“Sotto Guardiola, il sistema è re e Guardiola è il sistema. I giocatori alla prima difficoltà aspettano nuove istruzioni, come telecomandati”. Poi arriva uno come Kanté, e distrugge tutto.
“Gli occhi di Kyle Walker”. Che guardano Guardiola, e che chiedono disperati cosa stia andando storto. Come sia possibile che il Chelsea stia vincendo quella partita e il City no. Perché, semplicemente, non era programmato che andasse così. E così i suoi compagni di squadra che pendono dalle labbra del tecnico-guru, in attesa di essere ri-programmati, in attesa di nuove istruzioni. Come se fossero i protagonisti di un calcio robotico, telecomandati.

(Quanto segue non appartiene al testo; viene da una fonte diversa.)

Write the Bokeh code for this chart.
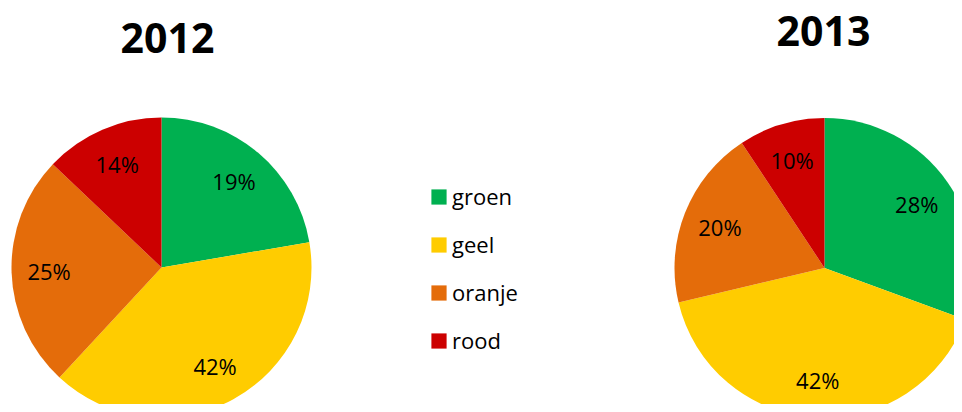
import math
from bokeh.plotting import figure
from bokeh.models import Range1d, Label, Legend, LegendItem, ColumnDataSource
from bokeh.core.properties import value
from bokeh.embed import file_html
from bokeh.resources import INLINE

# ---- data ----
categories = ["groen", "geel", "oranje", "rood"]
colors = ["#00B050", "#FFCC00", "#E46C0A", "#CC0000"]
years = ["2012", "2013"]
shares_2012 = [22.3, 39.6, 25.2, 12.9]          # slice sizes as drawn
shares_2013 = [30.6, 40.7, 19.4, 9.3]
labels_2012 = ["19%", "42%", "25%", "14%"]      # data labels as printed
labels_2013 = ["28%", "42%", "20%", "10%"]

W, H = 954, 404
FONT = "Open Sans"

p = figure(width=W, height=H, output_backend="svg", toolbar_location=None,
           x_range=Range1d(0, W), y_range=Range1d(0, H),
           min_border=0, min_border_left=0, min_border_right=0,
           min_border_top=0, min_border_bottom=0)
p.axis.visible = False
p.grid.visible = False
p.outline_line_color = None
p.background_fill_color = "white"
p.border_fill_color = "white"

R = 150
pies = [
    dict(shares=shares_2012, labels=labels_2012, cx=161, cy=H - 267, title=years[0],
         tx=167, ty=H - 37.7),
    dict(shares=shares_2013, labels=labels_2013, cx=824, cy=H - 267.5, title=years[1],
         tx=823, ty=H - 30),
]

first_renderer = None
for pie in pies:
    total = float(sum(pie["shares"]))
    starts, ends, lx, ly = [], [], [], []
    cum = 0.0
    for s in pie["shares"]:
        a0 = math.pi / 2 - 2 * math.pi * cum / total
        cum += s
        a1 = math.pi / 2 - 2 * math.pi * cum / total
        starts.append(a0)
        ends.append(a1)
        mid = (a0 + a1) / 2
        lx.append(pie["cx"] + 0.75 * R * math.cos(mid))
        ly.append(pie["cy"] + 0.75 * R * math.sin(mid))
    src = ColumnDataSource(dict(start=starts, end=ends, color=colors, cat=categories,
                                lx=lx, ly=ly, txt=pie["labels"]))
    r = p.wedge(x=pie["cx"], y=pie["cy"], radius=R, start_angle="start", end_angle="end",
                direction="clock", fill_color="color", line_color=None, source=src)
    if first_renderer is None:
        first_renderer = r
    p.text(x="lx", y="ly", text="txt", source=src, text_align="center",
           text_baseline="middle", text_font=value(FONT), text_font_size="22px",
           text_color="black")
    p.add_layout(Label(x=pie["tx"], y=pie["ty"], text=pie["title"], text_align="center",
                       text_baseline="middle", text_font=FONT, text_font_size="41px",
                       text_font_style="bold", text_color="black"))

items = [LegendItem(label=c, renderers=[first_renderer], index=i) for i, c in enumerate(categories)]
legend = Legend(items=items, location=(429, 49), orientation="vertical",
                glyph_width=19, glyph_height=19, label_standoff=4, spacing=18,
                padding=0, margin=0, background_fill_alpha=0, border_line_color=None,
                label_text_font=FONT, label_text_font_size="22px", label_text_color="black")
p.add_layout(legend, "center")

open("out.html", "w").write(file_html(p, INLINE))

E’ la scena descritta nell’attacco di un pezzo lunghissimo in cui Rory Smith, sul New York Times, celebra l’arte del Chelsea – e di un suo giocatore in particolare: Kanté – di distruggere il pallone in vitro, progettato da Guardiola in una mania ossessiva di controllo. Che poi finisce per perdere la Champions League prendendo un gol a campo aperto.
La descrizione è perfetta:
“Guardiola risponde con un torrente di istruzioni, come fa sempre. Non è mai a corto di idee. Di solito, le passa all’uno o all’altro dei suoi terzini – i giocatori più vicini a lui – e così le diffonde attraverso il resto della squadra. Questa volta, però, è diverso. Walker vede le labbra di Guardiola muoversi. Può sentire le parole sopra il frastuono dei tifosi esultanti del Chelsea. Ma c’è un’espressione di vuota incomprensione sul suo volto, come se Guardiola si fosse rivolto a lui accidentalmente in catalano o avesse impartito le sue istruzioni come un rap. Walker corruga la fronte e fissa, intensamente, il suo allenatore, nel vano tentativo di dare un senso a tutto”.
Poi Walker prende il pallone e lancia il pallone lontano.
“Il Manchester City, sinonimo di raffinatezza, pianificazione e comando sotto Guardiola, l’eccezionale stratega della sua generazione, la grande mente moderna dello sport, ha appena fatto ricorso all’ultimo lancio di dadi del calcio, l’ultima risorsa dei dannati: la rimessa laterale lunga”.
Per il NYT “nella partita più importante della storia del club, nel suo tanto atteso ritorno alla finale di Champions League, il sistema che Guardiola ha così ossessivamente e scrupolosamente codificato per mezzo decennio non ha semplicemente fallito. Si è completamente rotto”.
“Molto di ciò che rende il City così brillante non è un virtuosismo spontaneo e spontaneo. È stato tutto provato, affinato e perfezionato. Non è improvvisazione. È programmazione. E così quando le cose vanno male, quando il piano sembra non funzionare, il riflesso dei giocatori di Guardiola è chiedere ulteriori indicazioni. È difficile guardare City per un certo periodo di tempo e non notarlo. Quando si presenta qualche problema, il primo istinto è sempre quello di guardare in panchina, per essere aggiornati. Non c’è spazio reale per l’interpretazione personale. Sotto Guardiola, il sistema è re e Guardiola è il sistema“.
Smith scrive del calcio nel 21° secolo come quello del “culto del supermanager: non solo Guardiola, ma anche José Mourinho, Jürgen Klopp e Antonio Conte, Julian Nagelsmann e Mauricio Pochettino e Thomas Tuchel”. Tutti credono che sia l’allenatore che il tocco magico, che vincerà chi ha il miglior sistema. E poi arriva Kanté.
“Con regolarità metronomica, quasi inquietante, il City ha costruito attacchi solo per scoprire che nel momento chiave, Kanté è lì, proprio nel posto giusto per vincere uno scontro, all’angolo giusto per bloccare un passaggio, proprio al momento giusto per interrompere il progetto. A volte, sembrava che qualcuno avesse passato a Kanté il copione del City. Non aspetta istruzioni dalla panchina. Kanté va dove c’era il pericolo e lo elimina. Kanté è stato, a suo modo, non meno decisivo di Lionel Messi nelle finali del 2009 e 2011, o Cristiano Ronaldo nel 2014″. “Ha fatto quello che fanno i grandi centrocampisti, ha cambiato forma quando il flusso del gioco lo richiedeva”.
“La differenza, chiude il pezzo – è che una squadra aveva Kanté e l’altra no”. O, meglio: “Anche nell’era del superallenatore, non sono sempre i dettagli tattici da soli a spiegare un risultato. Il sistema non è sempre re. Un gioco può essere definito dalle idee, ma può anche essere definito dai giocatori”.